Remaining sources are widely dispersed along the lengthy travel routes and not always easily accessible. A better understanding of the actual journey and the business of migration is highly relevant. Today, thousands of migrants are facing almost insurmountable hurdles on the outer borders of the European Union, the United States, and Australia, frequently after lengthy and dangerous journeys across different borders.

 

While the journey from Eastern Europe across Central Europe to the Americas was exciting and stressful, it was also relatively safe and swift after 1880. Only a few years earlier, the Atlantic crossing was still a formidable challenge. Until the late 1860s migrants had to walk long distances to reach train stations, and head from there to the port cities on the North Sea or the Baltic. They made the Atlantic crossing with primitive sailing vessels. In a diary, Bernhard Felsenthal, a young Jewish teacher from a village near Kaiserslautern in the German Palatinate, described a typical crossing on a sailing ship in the summer of 1854. The journey from Le Havre to New York took more than five weeks. All passengers suffered from intense thirst and seasickness, and a severe storm caused many to fear for their lives. Felsenthal became so sick that his fellow passengers believed him dead. Some fared much worse. In the early 1850s thousands of Irish emigrants perished during or shortly after the Atlantic crossing.

 

Storms claimed dozens of ramshackle ships and thousands of half-starved Irish fell victim to typhus and dysentery. In the late 1840s at least 5,000, who had died during or shortly after the journey, were buried at Grosse Île, an island in the St. Lawrence River, which served as a quarantine station for migrants traveling to Canada and the Great Lakes region.
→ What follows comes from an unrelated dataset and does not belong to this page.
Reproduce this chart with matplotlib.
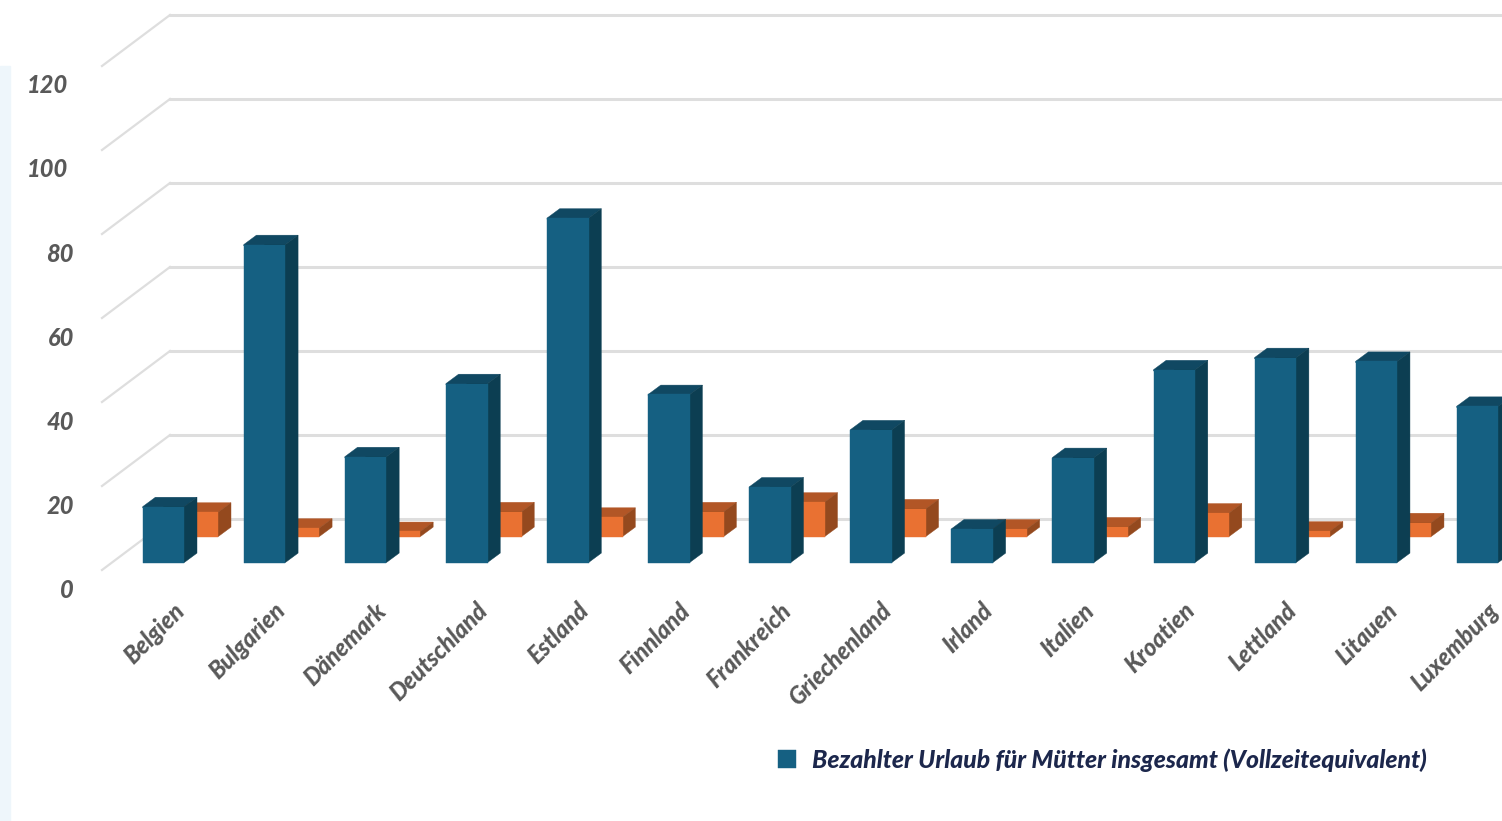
import numpy as np
import matplotlib
matplotlib.use("Agg")
import matplotlib.pyplot as plt
from matplotlib.patches import Rectangle

countries = ["Belgien", "Bulgarien", "Dänemark", "Deutschland", "Estland", "Finnland", "Frankreich",
             "Griechenland", "Irland", "Italien", "Kroatien", "Lettland", "Litauen", "Luxemburg"]
total_leave = [13.3, 75.7, 25.2, 42.6, 82.0, 40.0, 18.0, 31.6, 8.0, 25.0, 45.9, 48.8, 47.9, 37.2]
second_series = [5.8, 2.0, 1.2, 5.9, 4.6, 5.9, 8.2, 6.6, 1.8, 2.3, 5.6, 1.3, 3.3, 3.0]
y_ticks = [0, 20, 40, 60, 80, 100, 120]
legend_label = "Bezahlter Urlaub für Mütter insgesamt (Vollzeitequivalent)"

W, H = 1502, 821
PX_X = 101.08   # pixels per category
PX_Y = 4.2      # pixels per value unit
X0 = 163.5      # pixel x of first bar centre
Y0 = 562.5      # pixel y of value 0

def px_x(p):
    return (p - X0) / PX_X

def px_y(p):
    return (Y0 - p) / PX_Y

plt.rcParams["font.family"] = ["Lato", "DejaVu Sans"]

fig = plt.figure(figsize=(W / 100, H / 100), dpi=100, facecolor="white")
ax = fig.add_axes([0, 0, 1, 1])
ax.set_xlim(px_x(0), px_x(W))
ax.set_ylim(px_y(H), px_y(0))
ax.axis("off")

# pale strip on the left edge
fig.patches.append(Rectangle((0, 0), 10 / W, (H - 66) / H, transform=fig.transFigure, color="#eef6fb", zorder=0))

# back wall and side wall grid
wall_dx = 68 / PX_X
wall_dy = 51 / PX_Y
front_x = px_x(102)
front_y0 = px_y(570)
for t in y_ticks:
    ax.plot([front_x, front_x + wall_dx], [front_y0 + t, front_y0 + t + wall_dy], color="#dedede", lw=1.6, zorder=1)
    ax.plot([front_x + wall_dx, px_x(W + 5)], [front_y0 + t + wall_dy] * 2, color="#dedede", lw=2.2, zorder=1)
    ax.text(px_x(74 - 6 * (t >= 100)), front_y0 + t - 20 / PX_Y, str(t), ha="right", va="center",
            fontsize=17, fontweight=900, fontstyle="italic", color="#595959")

def bars_3d(x, values, bottom, width, front, top, side, z):
    dx = 12.7 / PX_X
    dy = 9.4 / PX_Y
    e = 0.3
    for xi, v in zip(x, values):
        left = xi - width / 2
        right = xi + width / 2
        up = bottom + v
        # both faces run on under the front face so no seam shows
        ax.fill([left, left, left + dx, right + dx, right, right], [up - e, up, up + dy, up + dy, up, up - e],
                color=top, lw=0.3, zorder=z)
        ax.fill([xi, right, right + dx, right + dx, right, xi], [bottom, bottom, bottom + dy, up + dy, up, up],
                color=side, lw=0.3, zorder=z + 0.1)
    return ax.bar(x, values, width=width, bottom=bottom, color=front, edgecolor=front, linewidth=0.3, zorder=z + 0.2)

x = np.arange(len(countries))
bar_w = 41.6 / PX_X
bars_3d(x + 34 / PX_X, second_series, 26 / PX_Y, bar_w, "#e97132", "#b25626", "#94491e", 2)
blue = bars_3d(x, total_leave, 0, bar_w, "#156082", "#104862", "#0c3e52", 3)

for xi, name in zip(x, countries):
    ax.text(xi + 17 / PX_X, px_y(607), name, rotation=45, rotation_mode="anchor", ha="right", va="center",
            fontsize=17, fontweight=900, fontstyle="italic", color="#595959")

leg = ax.legend([blue], [legend_label], loc="center left", bbox_to_anchor=(771 / W, 1 - 760 / H),
                bbox_transform=fig.transFigure, frameon=False, handlelength=0.72, handleheight=0.72,
                handletextpad=0.62, borderpad=0.3, borderaxespad=0,
                prop={"size": 17.85, "weight": 900, "style": "italic"})
leg.get_texts()[0].set_color("#1c274c")

fig.savefig("out.png", dpi=100)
By 1880 steamships had replaced sailing vessels, and migrants enjoyed much more comfort and safety. Fatal accidents became rare. Governments in different countries began to regulate the mass transport more strictly, imposing minimum requirements for accommodation, food provisions, and hygiene on the steamships and general safety regulations regarding the railroads. By 1900, the distance from an Eastern European shtetl or a city to New York could be covered in little more than three weeks.

 

If the journey became relatively unspectacular and safe after 1880, why devote a volume of essays to a seemingly ephemeral aspect of the Jewish mass migration? The travel account of a young Jewish migrant from Russia published only a few years after her immigration in 1899 throws an interesting light on what was seemingly a routine journey. Mashke Antin’s 1894 journey from Polotzk in northern Russia through Germany to Boston provides several clues about obstacles (trans-)migrants encountered far from America’s borders soon after 1880. Her report is usually read as the testimony of a Jewish migrant passing from Russian oppression and German harassment to the American “Promised Land.” But her detailed descriptions, which are backed by other sources, reveal a story that transcends the history of the Jewish mass migration in a narrow sense. Mary Antin’s journey illustrates the impact of government regulations on the movement of millions of people around the globe decades before the implementation of more extensive migration restrictions following the First World War.

 

Antin’s father had moved to Boston in 1893 and sent tickets to his wife and daughters in the following year – conforming to a widespread pattern among Jewish migrants from Eastern Europe. At the Russian border with Germany the small family faced the first unexpected hurdle. Prussian officials refused them entry for no apparent reason, leaving the distraught mother and her daughters on the platform of the small Russian border station. “We were homeless, houseless, and friendless in a strange place,” Antin recalls. They were only allowed to cross the border after her mother pleaded with the representative of a Jewish aid organization who intervened on their behalf behind the scenes. The aid organization very likely promised Prussian officials to cover the cost for a potential return journey, should the Antins be refused admission to the United States. In the East Prussian border town of Eydtkuhnen, the Antins boarded a train with other transmigrants, en route to Hamburg. The train passed through Berlin without a stop, only to come to a halt in a deserted area, a few miles outside of the city. Germans in white overalls rushed the migrants off the train, separated men from women and children; and threw the luggage on a big pile. The completely bewildered migrants were driven into a small building and forced to undress. Antin’s recollection betray the existential angst which befell the travelers:

 

Here we had been taken to a lonely place. … Our things were taken away, our friends separated from us; a man came to inspect us, as if to ascertain our full value; strange-looking people driving us like dumb animals, helpless and unresisting; children we could not see crying in a way that suggested terrible things; ourselves driven into a little room.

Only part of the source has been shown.